Le premier axe concerne l’examen des différentes théories et définitions des droits culturels. Il est à rappeler que ces derniers sont souvent associés aux droits sociaux et économiques et sont fondés sur une conception plutôt minimaliste liée au droit d’accès à l'éducation, à la participation à la vie culturelle et au progrès scientifique et à la jouissance des bienfaits qui en résultent. Mais la généralisation de ces droits aux cultures de certains groupes catégoriels ou particuliers a souvent posé problème et génère des discussions entre les différentes parties. Les questions soulevées peuvent se présenter ainsi :

 

  • Quelles sont les approches théoriques sur lesquelles repose la notion de « droits culturels » ? et quelles sont les tensions qui les traversent ?

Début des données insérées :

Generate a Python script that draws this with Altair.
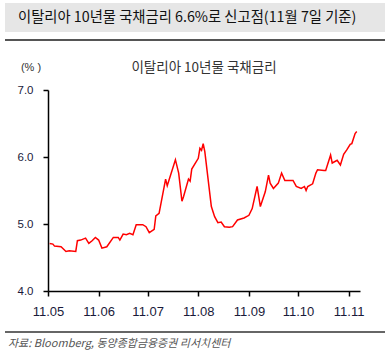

  • Si des définitions ont déjà été proposées pour préciser les caractéristiques de ces droits, quelles sont les implications de ces différentes définitions et quelle a été leur genèse ? 

  • Peut-on concilier les principes structurant la vision dominante à propos des « droits culturels » avec les revendications et les plaidoyers des groupes minorés et des catégories particulières ?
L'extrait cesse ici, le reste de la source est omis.